Rubles Across The Sea


A "surprise bid." That's the way much of the world press described the decision by Russian national airline Aeroflot to join in the pursuit of Italian carrier Alitalia. Europeans were also surprised last September when Moscow-based Vneshtorgbank spent $1 billion for a 5% stake in European aerospace concern EADS. The same goes for the $2.3 billion cash buyout last November of Oregon Steel Mills Inc. by Russian steelmaker Evraz—the country's largest overseas deal yet.

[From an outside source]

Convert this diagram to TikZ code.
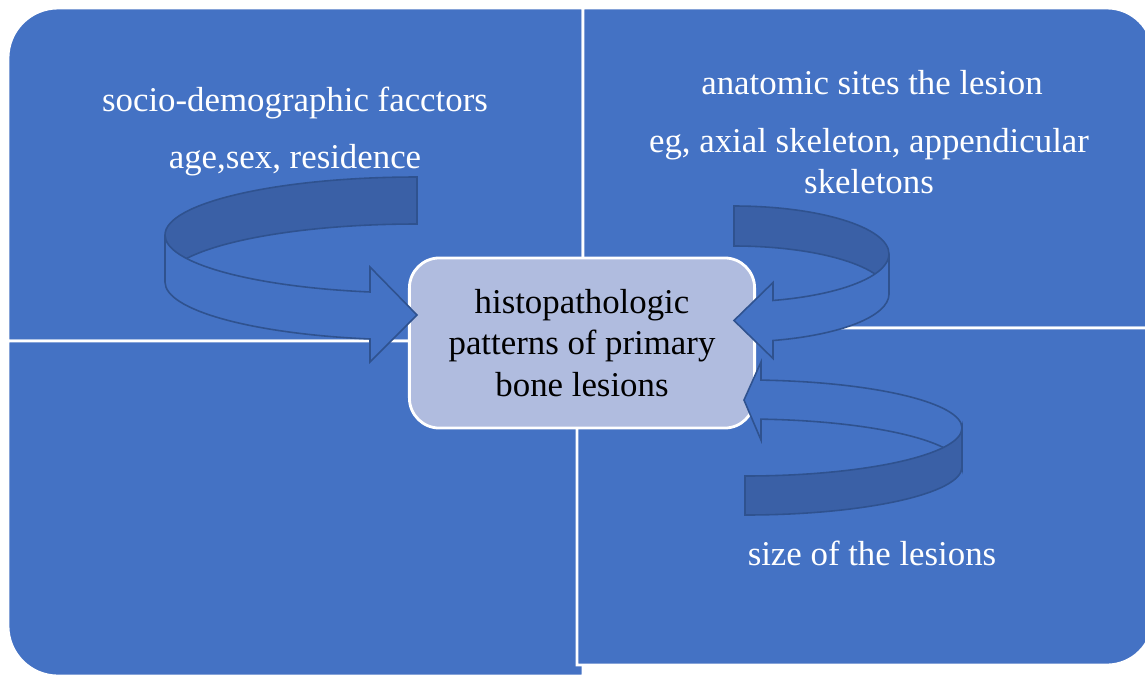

Get used to the surprises: There's a new breed of corporate dealmakers hailing from the east. Russian companies last year spent $13 billion on overseas acquisitions, up from $1 billion in 2002, according to market tracker Dealogic. Including spending on existing ventures, the Russian Central Bank says foreign direct investment from Russia last year totaled $18 billion, five times the level in 2002.

Russian companies can afford to splurge. The country is awash in cash from exports of oil, gas, and metals, which helped boost its current-account surplus to $94 billion last year. That is flowing into all corners of the economy, so even companies far removed from the energy sector have plenty of spending money. "It's hardly surprising that companies are looking for opportunities abroad," says Roland Nash, head of research at Moscow investment bank Renaissance Capital.

Russian money, though, doesn't always get a warm welcome. Gas giant Gazprom (OGZPY) sparked a media furor in Britain last year when it said it might bid for Centrica PLC, Britain's No. 1 gas supplier. Russian companies lost international deals worth $50 billion in 2006, in part because of political attitudes, Foreign Minister Sergei Lavrov told a meeting of business leaders in Moscow in February. As a result, Gazprom and others have hired Western public-relations consultants to polish their image.

Despite such obstacles, there's little doubt the Russian acquisition trend will intensify. Many big Russian companies see expansion into international markets as a necessary step in their development. Energy and metals groups want to move beyond raw materials into higher-profit areas such as refining and manufacturing. Steelmaker Evraz, controlled by tycoons Roman Abramovich and Alexander Abramov, is rumored to be considering a bid for Ipsco Inc. (IPS), a pipemaker in Illinois. (Evraz had no comment.) Russia's telecommunications companies are on the prowl, too. Altimo, a holding company that owns mobile-phone operator VimpelCom, has taken out a $1.5 billion loan to fund acquisitions in India, Indonesia, and Vietnam. "The saturation of the market means we are looking beyond Russia's borders," says Altimo Vice-President Kirill Babaev. These days, any such deal should come as no surprise.